Dataset excerpt:
______________________________
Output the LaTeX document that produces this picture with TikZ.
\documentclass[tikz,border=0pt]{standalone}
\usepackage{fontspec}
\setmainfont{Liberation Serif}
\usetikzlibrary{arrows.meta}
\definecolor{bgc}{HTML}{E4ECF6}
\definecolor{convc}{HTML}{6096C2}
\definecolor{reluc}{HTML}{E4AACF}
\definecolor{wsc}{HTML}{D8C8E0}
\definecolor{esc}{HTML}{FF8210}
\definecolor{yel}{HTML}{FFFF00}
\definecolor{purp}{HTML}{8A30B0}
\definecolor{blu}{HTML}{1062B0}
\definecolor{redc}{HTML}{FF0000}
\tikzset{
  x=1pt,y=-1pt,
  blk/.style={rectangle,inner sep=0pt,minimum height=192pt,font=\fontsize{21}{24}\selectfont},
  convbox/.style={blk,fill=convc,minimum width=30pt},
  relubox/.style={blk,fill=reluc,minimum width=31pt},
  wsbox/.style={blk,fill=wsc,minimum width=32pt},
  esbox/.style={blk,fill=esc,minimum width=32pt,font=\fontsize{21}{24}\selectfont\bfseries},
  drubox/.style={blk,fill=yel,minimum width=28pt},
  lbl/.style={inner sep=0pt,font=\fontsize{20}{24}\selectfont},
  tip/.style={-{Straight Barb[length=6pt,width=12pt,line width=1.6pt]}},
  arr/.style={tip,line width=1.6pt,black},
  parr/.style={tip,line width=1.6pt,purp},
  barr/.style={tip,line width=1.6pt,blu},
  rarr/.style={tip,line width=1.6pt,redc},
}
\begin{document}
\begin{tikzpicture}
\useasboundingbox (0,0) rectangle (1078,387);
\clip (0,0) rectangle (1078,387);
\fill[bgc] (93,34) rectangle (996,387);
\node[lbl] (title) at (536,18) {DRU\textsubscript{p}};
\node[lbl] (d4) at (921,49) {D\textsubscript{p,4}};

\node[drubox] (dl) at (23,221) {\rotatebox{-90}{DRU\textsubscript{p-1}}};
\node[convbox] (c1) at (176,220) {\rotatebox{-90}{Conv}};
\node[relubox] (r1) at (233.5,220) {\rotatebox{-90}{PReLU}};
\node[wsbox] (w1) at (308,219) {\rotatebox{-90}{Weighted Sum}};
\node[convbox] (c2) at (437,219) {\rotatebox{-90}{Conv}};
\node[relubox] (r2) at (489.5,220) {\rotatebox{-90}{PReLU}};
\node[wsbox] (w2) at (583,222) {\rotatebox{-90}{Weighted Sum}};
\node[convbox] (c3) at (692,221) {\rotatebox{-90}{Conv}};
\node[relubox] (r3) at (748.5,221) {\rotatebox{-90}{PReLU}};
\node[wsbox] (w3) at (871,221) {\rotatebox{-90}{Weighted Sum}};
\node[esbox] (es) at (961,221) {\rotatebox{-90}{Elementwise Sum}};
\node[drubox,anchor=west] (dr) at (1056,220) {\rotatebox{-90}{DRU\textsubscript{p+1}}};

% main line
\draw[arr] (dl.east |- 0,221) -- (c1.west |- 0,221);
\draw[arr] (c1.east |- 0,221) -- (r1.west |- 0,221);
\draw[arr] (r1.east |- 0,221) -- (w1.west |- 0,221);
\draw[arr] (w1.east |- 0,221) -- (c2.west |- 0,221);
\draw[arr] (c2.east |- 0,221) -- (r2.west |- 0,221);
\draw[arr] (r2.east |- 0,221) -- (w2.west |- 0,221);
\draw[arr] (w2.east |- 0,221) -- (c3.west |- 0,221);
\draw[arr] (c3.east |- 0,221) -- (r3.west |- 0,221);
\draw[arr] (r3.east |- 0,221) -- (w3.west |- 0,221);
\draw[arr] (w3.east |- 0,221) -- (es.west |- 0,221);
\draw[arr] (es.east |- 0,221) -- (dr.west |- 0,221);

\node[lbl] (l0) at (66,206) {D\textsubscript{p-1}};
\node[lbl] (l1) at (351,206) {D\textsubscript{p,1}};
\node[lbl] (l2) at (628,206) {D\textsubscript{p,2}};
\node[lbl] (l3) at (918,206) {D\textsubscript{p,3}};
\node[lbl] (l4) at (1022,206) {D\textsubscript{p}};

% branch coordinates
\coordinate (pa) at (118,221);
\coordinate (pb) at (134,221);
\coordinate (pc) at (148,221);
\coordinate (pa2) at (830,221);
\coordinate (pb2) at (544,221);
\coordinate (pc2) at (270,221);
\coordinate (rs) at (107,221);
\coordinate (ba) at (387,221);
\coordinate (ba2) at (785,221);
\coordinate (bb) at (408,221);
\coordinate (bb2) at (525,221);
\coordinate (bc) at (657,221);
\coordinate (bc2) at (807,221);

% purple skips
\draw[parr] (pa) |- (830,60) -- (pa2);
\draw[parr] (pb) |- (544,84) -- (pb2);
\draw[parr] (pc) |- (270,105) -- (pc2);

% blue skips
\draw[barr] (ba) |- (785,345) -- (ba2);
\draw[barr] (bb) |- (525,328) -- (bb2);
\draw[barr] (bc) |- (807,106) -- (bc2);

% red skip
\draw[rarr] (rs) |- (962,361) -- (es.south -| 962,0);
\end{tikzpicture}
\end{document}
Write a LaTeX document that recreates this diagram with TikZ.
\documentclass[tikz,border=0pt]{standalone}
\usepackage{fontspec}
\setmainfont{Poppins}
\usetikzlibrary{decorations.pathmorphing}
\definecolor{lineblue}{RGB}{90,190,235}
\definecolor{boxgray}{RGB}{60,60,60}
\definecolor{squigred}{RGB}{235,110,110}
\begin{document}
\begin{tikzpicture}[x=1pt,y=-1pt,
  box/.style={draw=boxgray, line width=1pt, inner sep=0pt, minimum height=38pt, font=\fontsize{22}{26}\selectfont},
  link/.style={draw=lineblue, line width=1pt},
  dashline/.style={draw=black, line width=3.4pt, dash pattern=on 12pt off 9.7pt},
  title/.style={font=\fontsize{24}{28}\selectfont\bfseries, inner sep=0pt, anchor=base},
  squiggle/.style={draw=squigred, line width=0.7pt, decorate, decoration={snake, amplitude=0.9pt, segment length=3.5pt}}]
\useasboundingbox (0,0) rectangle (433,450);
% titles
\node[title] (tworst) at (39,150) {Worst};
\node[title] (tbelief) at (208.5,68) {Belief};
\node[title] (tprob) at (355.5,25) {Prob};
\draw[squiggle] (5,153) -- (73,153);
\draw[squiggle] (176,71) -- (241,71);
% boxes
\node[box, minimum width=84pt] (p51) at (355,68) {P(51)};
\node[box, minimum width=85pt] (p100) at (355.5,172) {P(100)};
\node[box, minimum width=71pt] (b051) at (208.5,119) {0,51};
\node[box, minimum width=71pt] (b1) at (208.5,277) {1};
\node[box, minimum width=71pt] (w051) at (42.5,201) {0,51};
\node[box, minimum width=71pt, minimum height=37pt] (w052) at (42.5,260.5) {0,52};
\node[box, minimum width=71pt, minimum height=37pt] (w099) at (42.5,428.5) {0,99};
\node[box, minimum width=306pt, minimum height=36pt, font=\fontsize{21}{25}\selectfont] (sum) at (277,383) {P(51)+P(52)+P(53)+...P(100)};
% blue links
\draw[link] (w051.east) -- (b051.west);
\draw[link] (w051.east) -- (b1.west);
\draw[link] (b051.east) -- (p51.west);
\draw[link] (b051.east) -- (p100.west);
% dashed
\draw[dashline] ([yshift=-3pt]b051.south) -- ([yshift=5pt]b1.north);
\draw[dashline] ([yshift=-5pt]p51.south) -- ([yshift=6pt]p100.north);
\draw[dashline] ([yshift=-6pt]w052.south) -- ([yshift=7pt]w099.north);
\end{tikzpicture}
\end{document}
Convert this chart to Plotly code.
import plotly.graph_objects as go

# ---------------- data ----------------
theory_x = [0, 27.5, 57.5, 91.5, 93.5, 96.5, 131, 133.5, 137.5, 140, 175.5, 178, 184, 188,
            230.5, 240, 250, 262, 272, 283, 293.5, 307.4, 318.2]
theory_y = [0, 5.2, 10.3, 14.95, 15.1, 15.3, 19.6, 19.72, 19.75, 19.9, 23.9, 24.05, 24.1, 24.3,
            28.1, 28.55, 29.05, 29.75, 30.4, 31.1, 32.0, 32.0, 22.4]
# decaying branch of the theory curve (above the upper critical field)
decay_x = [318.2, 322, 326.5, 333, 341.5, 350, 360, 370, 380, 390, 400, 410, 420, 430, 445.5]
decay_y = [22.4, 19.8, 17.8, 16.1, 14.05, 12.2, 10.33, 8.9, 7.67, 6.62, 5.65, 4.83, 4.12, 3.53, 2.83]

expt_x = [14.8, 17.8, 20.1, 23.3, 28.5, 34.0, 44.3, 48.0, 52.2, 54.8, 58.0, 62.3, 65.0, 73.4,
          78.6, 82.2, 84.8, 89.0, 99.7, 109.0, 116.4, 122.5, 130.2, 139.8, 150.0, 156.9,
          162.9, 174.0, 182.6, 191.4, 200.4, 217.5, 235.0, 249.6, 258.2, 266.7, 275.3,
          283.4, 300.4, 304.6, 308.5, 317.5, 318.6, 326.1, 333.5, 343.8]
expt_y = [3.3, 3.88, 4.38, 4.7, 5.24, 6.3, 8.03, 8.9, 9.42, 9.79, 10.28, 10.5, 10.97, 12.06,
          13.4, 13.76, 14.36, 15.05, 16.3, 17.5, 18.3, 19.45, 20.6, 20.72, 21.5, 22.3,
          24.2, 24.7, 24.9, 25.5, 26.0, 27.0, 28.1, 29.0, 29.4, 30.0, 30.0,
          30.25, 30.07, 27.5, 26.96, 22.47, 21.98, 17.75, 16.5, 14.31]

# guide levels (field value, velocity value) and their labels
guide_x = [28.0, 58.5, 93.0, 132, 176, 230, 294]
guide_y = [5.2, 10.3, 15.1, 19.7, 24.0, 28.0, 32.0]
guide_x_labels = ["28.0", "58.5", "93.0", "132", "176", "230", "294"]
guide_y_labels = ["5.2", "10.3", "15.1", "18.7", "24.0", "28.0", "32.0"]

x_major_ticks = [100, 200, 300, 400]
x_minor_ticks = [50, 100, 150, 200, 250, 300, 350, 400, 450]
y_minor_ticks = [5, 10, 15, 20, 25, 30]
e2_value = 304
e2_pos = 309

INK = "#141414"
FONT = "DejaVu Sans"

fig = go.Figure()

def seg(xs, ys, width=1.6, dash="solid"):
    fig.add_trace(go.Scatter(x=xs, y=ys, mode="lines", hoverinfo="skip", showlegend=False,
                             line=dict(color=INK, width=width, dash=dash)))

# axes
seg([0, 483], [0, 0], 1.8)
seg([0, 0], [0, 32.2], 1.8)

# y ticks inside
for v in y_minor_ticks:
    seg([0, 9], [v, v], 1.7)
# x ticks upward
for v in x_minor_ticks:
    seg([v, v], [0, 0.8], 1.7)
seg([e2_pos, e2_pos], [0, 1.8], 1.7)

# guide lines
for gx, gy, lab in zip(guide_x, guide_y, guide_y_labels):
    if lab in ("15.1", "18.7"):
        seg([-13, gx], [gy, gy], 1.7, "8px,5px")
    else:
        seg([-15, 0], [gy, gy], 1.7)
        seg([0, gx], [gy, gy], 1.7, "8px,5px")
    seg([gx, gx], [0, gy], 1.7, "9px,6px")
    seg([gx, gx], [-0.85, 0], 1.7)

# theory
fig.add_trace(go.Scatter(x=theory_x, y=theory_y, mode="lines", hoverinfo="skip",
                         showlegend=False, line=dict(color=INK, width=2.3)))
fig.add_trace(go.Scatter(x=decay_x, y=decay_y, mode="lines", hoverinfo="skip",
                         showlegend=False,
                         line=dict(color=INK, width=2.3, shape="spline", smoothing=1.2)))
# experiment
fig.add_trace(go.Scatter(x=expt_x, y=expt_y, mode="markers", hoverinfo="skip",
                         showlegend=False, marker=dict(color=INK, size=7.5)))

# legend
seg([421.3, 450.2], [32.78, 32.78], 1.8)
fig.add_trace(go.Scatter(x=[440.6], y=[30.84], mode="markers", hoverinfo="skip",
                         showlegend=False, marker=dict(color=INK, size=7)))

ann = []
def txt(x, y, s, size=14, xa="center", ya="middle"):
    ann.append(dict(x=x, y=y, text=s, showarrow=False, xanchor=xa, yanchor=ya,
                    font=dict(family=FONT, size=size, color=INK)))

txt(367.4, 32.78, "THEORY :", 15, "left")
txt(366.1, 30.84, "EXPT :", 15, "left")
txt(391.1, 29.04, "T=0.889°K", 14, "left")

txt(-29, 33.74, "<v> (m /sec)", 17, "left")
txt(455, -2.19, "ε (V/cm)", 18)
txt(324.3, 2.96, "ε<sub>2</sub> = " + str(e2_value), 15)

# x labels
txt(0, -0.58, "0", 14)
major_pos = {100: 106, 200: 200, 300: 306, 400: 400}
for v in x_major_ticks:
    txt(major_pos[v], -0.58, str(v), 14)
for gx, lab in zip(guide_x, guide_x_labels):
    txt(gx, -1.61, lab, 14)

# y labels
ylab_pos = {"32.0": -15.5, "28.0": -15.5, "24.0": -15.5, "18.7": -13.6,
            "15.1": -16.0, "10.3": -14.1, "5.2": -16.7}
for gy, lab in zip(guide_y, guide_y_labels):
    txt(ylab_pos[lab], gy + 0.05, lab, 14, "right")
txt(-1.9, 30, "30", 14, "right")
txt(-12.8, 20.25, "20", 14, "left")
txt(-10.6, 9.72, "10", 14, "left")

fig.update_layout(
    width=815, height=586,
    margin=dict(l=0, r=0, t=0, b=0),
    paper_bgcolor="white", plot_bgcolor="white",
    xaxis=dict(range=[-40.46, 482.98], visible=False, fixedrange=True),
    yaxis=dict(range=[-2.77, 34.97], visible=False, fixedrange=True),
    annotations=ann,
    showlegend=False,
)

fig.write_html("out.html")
______________________________
--- SET TASK ---
From the first line of the listing above to the line with "(d4) at (921,49)", please transcribe each line exactly, both ends included, and nothing beyond that.

--- ANSWER TO THIS EXERCISE ---
Output the LaTeX document that produces this picture with TikZ.
\documentclass[tikz,border=0pt]{standalone}
\usepackage{fontspec}
\setmainfont{Liberation Serif}
\usetikzlibrary{arrows.meta}
\definecolor{bgc}{HTML}{E4ECF6}
\definecolor{convc}{HTML}{6096C2}
\definecolor{reluc}{HTML}{E4AACF}
\definecolor{wsc}{HTML}{D8C8E0}
\definecolor{esc}{HTML}{FF8210}
\definecolor{yel}{HTML}{FFFF00}
\definecolor{purp}{HTML}{8A30B0}
\definecolor{blu}{HTML}{1062B0}
\definecolor{redc}{HTML}{FF0000}
\tikzset{
  x=1pt,y=-1pt,
  blk/.style={rectangle,inner sep=0pt,minimum height=192pt,font=\fontsize{21}{24}\selectfont},
  convbox/.style={blk,fill=convc,minimum width=30pt},
  relubox/.style={blk,fill=reluc,minimum width=31pt},
  wsbox/.style={blk,fill=wsc,minimum width=32pt},
  esbox/.style={blk,fill=esc,minimum width=32pt,font=\fontsize{21}{24}\selectfont\bfseries},
  drubox/.style={blk,fill=yel,minimum width=28pt},
  lbl/.style={inner sep=0pt,font=\fontsize{20}{24}\selectfont},
  tip/.style={-{Straight Barb[length=6pt,width=12pt,line width=1.6pt]}},
  arr/.style={tip,line width=1.6pt,black},
  parr/.style={tip,line width=1.6pt,purp},
  barr/.style={tip,line width=1.6pt,blu},
  rarr/.style={tip,line width=1.6pt,redc},
}
\begin{document}
\begin{tikzpicture}
\useasboundingbox (0,0) rectangle (1078,387);
\clip (0,0) rectangle (1078,387);
\fill[bgc] (93,34) rectangle (996,387);
\node[lbl] (title) at (536,18) {DRU\textsubscript{p}};
\node[lbl] (d4) at (921,49) {D\textsubscript{p,4}};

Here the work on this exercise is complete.